Murid-murid yang kemudian disebut “Laskar Pelangi adalah Lintang, Harun, Mahar, Ikal, Trapani, Borek, Syahdan, Kucai, A Kiong, dan Sahara satu-satunya seorang gadis yang menjadi murid.
Kisah hidup merekalah yang memberi nilai-nilai bagi kehidupan yang plural di tengah masyarakat kita sekarang.
Banyak nilai diajarkan dari film ini. Kemiskinan atau kekurangan bukan halangan untuk mencapai cita-cita yang tinggi. Itu ditunjukkan oleh Lintang, sang tokoh utama.
Perbedaan bila disatukan akan menjadi kekuatan yang besar. Sepuluh anak itu berasal dari bermacam-macam latar belakang.
Saling menghargai dalam keragaman mampu menciptakan harmoni kehidupan yang indah seperti pelangi.
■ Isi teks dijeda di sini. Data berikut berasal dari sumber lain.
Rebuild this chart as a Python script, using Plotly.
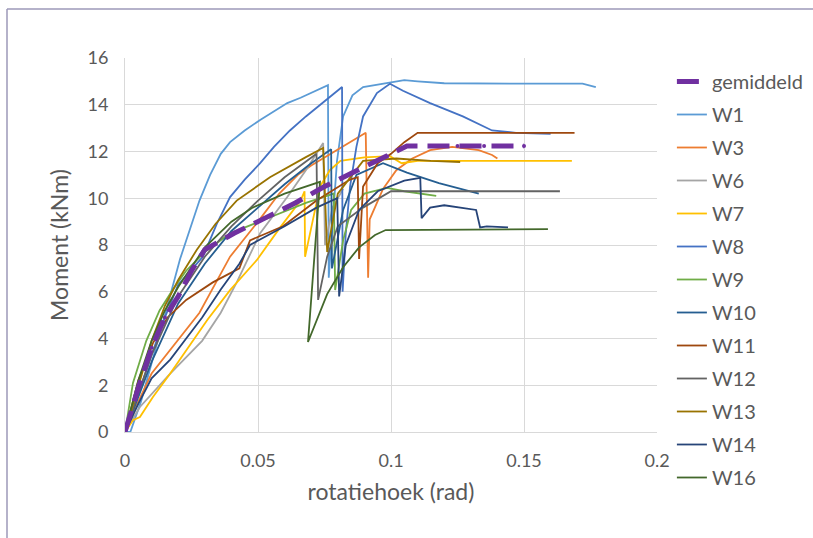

Bagaimana sekolah Muhamadiyah bisa menerima A Kiong seorang etnis Tionghoa berlatar belakang Konghucu atau persahabatan Ikal yang Melayu dan tidak sungkan jatuh cinta pada A Ling, anak pemilik Toko Sinar Harapan.
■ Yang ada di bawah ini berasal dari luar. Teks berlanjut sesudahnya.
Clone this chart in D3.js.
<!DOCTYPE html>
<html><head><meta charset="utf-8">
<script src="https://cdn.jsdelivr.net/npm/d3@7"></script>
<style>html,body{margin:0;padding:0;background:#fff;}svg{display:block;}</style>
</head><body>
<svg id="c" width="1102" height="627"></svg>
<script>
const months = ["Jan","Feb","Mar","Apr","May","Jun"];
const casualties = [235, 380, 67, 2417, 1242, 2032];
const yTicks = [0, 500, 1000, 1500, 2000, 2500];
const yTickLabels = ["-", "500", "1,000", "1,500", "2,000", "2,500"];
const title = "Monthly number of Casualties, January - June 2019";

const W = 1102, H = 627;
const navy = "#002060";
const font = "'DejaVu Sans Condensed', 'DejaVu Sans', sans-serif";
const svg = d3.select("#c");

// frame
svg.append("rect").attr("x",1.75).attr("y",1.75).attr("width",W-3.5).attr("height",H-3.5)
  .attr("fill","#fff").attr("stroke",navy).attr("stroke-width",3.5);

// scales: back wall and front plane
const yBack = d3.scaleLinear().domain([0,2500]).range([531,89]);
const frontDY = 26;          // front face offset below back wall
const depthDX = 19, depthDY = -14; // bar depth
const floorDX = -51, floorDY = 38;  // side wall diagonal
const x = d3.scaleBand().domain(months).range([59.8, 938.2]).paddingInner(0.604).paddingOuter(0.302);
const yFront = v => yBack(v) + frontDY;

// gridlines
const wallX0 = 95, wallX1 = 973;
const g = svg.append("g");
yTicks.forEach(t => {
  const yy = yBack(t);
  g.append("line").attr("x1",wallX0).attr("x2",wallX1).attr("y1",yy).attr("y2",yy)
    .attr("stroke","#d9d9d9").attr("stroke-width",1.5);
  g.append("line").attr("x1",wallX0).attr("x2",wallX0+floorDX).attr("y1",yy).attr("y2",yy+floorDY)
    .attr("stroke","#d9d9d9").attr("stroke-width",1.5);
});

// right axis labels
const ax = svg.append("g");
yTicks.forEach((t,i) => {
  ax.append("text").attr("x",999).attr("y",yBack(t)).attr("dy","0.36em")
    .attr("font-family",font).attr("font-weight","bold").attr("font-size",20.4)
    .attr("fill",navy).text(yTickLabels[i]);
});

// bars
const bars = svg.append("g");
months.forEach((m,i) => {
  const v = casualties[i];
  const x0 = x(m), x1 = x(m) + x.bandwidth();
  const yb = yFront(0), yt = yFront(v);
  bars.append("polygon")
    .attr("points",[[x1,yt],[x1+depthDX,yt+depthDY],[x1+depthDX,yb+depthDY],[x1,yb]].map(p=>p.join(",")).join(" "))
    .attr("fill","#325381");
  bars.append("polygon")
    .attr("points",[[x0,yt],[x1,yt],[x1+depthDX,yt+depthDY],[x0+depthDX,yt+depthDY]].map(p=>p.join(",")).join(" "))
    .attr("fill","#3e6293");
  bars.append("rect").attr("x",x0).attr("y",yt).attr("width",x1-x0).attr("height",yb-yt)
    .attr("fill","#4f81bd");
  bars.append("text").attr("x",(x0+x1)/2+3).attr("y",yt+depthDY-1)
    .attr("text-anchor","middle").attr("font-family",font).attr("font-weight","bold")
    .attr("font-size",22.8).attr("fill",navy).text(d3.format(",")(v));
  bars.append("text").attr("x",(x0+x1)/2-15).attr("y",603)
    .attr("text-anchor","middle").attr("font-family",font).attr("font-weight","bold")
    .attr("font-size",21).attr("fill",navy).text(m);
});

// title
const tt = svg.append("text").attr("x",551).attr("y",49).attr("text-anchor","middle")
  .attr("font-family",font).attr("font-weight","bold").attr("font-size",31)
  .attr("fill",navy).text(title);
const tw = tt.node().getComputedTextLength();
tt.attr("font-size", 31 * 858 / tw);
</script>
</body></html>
Yesus memanggil duabelas murid-Nya. Mereka berasal dari orang-orang sederhana. Latar belakang mereka berbeda-beda.
Mereka dipanggil untuk mengikuti-Nya. Belajar secara langsung kepada Sang Guru.
Mereka diutus untuk mewartakan Kerajaan Allah sudah dekat. Pewartaan itu dilakukan dengan mengusir roh-roh jahat dan melenyapkan segala penyakit.
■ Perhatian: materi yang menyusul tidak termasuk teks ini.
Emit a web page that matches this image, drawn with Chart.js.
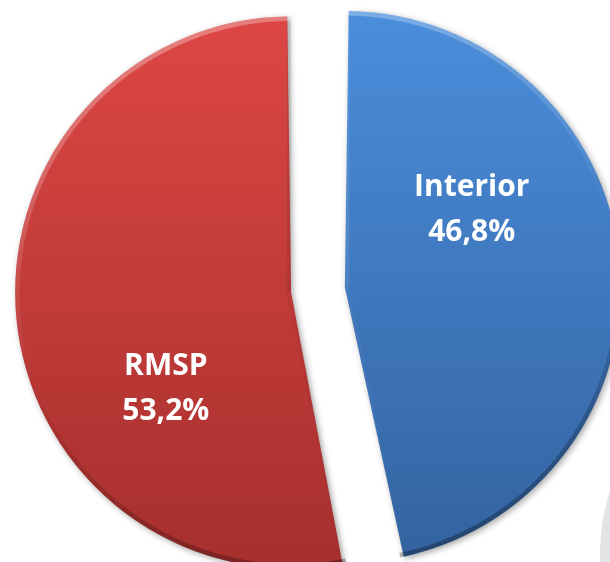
<!DOCTYPE html>
<html>
<head>
<meta charset="utf-8">
<script src="https://cdn.jsdelivr.net/npm/chart.js@4/dist/chart.umd.min.js"></script>
<style>
  html, body { margin: 0; padding: 0; background: #ffffff; }
  #wrap { width: 610px; height: 562px; position: relative; }
</style>
</head>
<body>
<div id="wrap"><canvas id="chart"></canvas></div>
<script>
// data
const regions = ['Interior', 'RMSP'];
const shares = [46.8, 53.2];
const shareLabels = ['46,8%', '53,2%'];

// colours: top / bottom of the vertical shading
const topColors = ['#4b8edc', '#dd4745'];
const bottomColors = ['#33629f', '#a52f2d'];

function sliceFill(context) {
  const chart = context.chart;
  const i = context.dataIndex;
  const g = chart.ctx.createLinearGradient(0, 10, 0, 575);
  g.addColorStop(0, topColors[i]);
  g.addColorStop(1, bottomColors[i]);
  return g;
}

// light grey shape peeking in at the lower right corner
const cornerShape = {
  id: 'cornerShape',
  beforeDraw(chart) {
    const ctx = chart.ctx;
    ctx.save();
    ctx.fillStyle = '#e3e4e6';
    ctx.beginPath();
    ctx.arc(816, 555, 216, 0, Math.PI * 2);
    ctx.fill();
    ctx.restore();
  }
};

// where the arc element really draws an exploded slice
function sliceGeom(arc) {
  const t = (arc.options.offset || 0) / 4;
  const circ = arc.endAngle - arc.startAngle;
  const fix = 1 - Math.sin(Math.min(Math.PI, circ));
  const half = (arc.startAngle + arc.endAngle) / 2;
  return {
    x: arc.x + Math.cos(half) * t,
    y: arc.y + Math.sin(half) * t,
    r: arc.outerRadius + t * fix,
    start: arc.startAngle,
    end: arc.endAngle
  };
}

const LIGHT = { x: -0.29, y: -0.96 };

function edgeColor(nx, ny) {
  const k = nx * LIGHT.x + ny * LIGHT.y;
  if (k >= 0) return 'rgba(255,255,255,' + (0.3 * k).toFixed(3) + ')';
  return 'rgba(0,0,0,' + (0.3 * -k).toFixed(3) + ')';
}

// drop shadow under the slices, then a soft bevel along each edge
const sliceLook = {
  id: 'sliceLook',
  beforeDatasetsDraw(chart) {
    const ctx = chart.ctx;
    ctx.save();
    ctx.shadowColor = 'rgba(0,0,0,0.35)';
    ctx.shadowBlur = 6;
    ctx.shadowOffsetX = 2;
    ctx.shadowOffsetY = 2;
  },
  afterDatasetsDraw(chart) {
    const ctx = chart.ctx;
    ctx.restore();
    chart.getDatasetMeta(0).data.forEach(arc => {
      const g = sliceGeom(arc);
      ctx.save();
      ctx.beginPath();
      ctx.moveTo(g.x, g.y);
      ctx.arc(g.x, g.y, g.r, g.start, g.end);
      ctx.closePath();
      ctx.clip();
      ctx.lineWidth = 9;
      ctx.lineCap = 'butt';
      // curved side: conic gradient keyed on the outward normal
      const cg = ctx.createConicGradient(0, g.x, g.y);
      for (let s = 0; s <= 36; s++) {
        const a = s / 36 * Math.PI * 2;
        cg.addColorStop(s / 36, edgeColor(Math.cos(a), Math.sin(a)));
      }
      ctx.strokeStyle = cg;
      ctx.beginPath();
      ctx.arc(g.x, g.y, g.r, g.start, g.end);
      ctx.stroke();
      // straight sides
      const sides = [[g.start, g.start - Math.PI / 2], [g.end, g.end + Math.PI / 2]];
      sides.forEach(([a, n]) => {
        ctx.strokeStyle = edgeColor(Math.cos(n), Math.sin(n));
        ctx.beginPath();
        ctx.moveTo(g.x, g.y);
        ctx.lineTo(g.x + Math.cos(a) * g.r, g.y + Math.sin(a) * g.r);
        ctx.stroke();
      });
      ctx.restore();
    });
  }
};

const sliceLabels = {
  id: 'sliceLabels',
  afterDraw(chart) {
    const ctx = chart.ctx;
    const arcs = chart.getDatasetMeta(0).data;
    ctx.save();
    ctx.fillStyle = '#ffffff';
    ctx.font = 'bold 30px "Open Sans"';
    ctx.textAlign = 'center';
    ctx.textBaseline = 'middle';
    arcs.forEach((arc, i) => {
      const g = sliceGeom(arc);
      const a = g.start + (g.end - g.start) * 0.34;
      const r = g.r * 0.555;
      const x = g.x + Math.cos(a) * r - 2;
      const y = g.y + Math.sin(a) * r;
      ctx.fillText(regions[i], x, y - 17);
      ctx.fillText(shareLabels[i], x, y + 28);
    });
    ctx.restore();
  }
};

new Chart(document.getElementById('chart'), {
  type: 'pie',
  data: {
    labels: regions,
    datasets: [{
      data: shares,
      backgroundColor: sliceFill,
      borderWidth: 0,
      offset: [120, 96],
      hoverOffset: 0,
      radius: 252,
      clip: false
    }]
  },
  options: {
    responsive: true,
    maintainAspectRatio: false,
    animation: false,
    layout: { padding: { left: 20, right: 0, top: 18, bottom: 0 } },
    plugins: {
      legend: { display: false },
      tooltip: { enabled: false }
    }
  },
  plugins: [cornerShape, sliceLook, sliceLabels]
});
</script>
</body>
</html>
Mereka diminta memberi kesaksian kongkrit dengan menolong orang-orang yang sakit dan menderita.
Lebih spesifik lagi mereka diutus kepada domba-domba yang hilang dari umat Israel.
Duabelas murid ini ibarat “Laskar Pelangi.” Mereka diajak berjuang dengan segala keterbatasannya.
Nilai-nilai kasih, pengampunan, pelayanan, kerendahan hati, totalitas, kesederhanaan, kejujuran dan keteguhan iman dijalani murid-murid Yesus.
Gereja masih terus berjalan karena nilai-nilai Kristiani itu secara konsisten terus diwariskan sampai sekarang.
Kita adalah murid-murid Kristus juga. Maka kita dipanggil dan diutus memberi keteladanan tentang nilai-nilai Kristiani itu. sanggupkah kita?
Indah nian pantai-pantai di Pacitan,
Pasir putih ombak saling berkejaran.
Murid Kristus harus bisa jadi teladan,
Tidak takut akan ada banyak hambatan.
Cawas, jadilah murid teladan….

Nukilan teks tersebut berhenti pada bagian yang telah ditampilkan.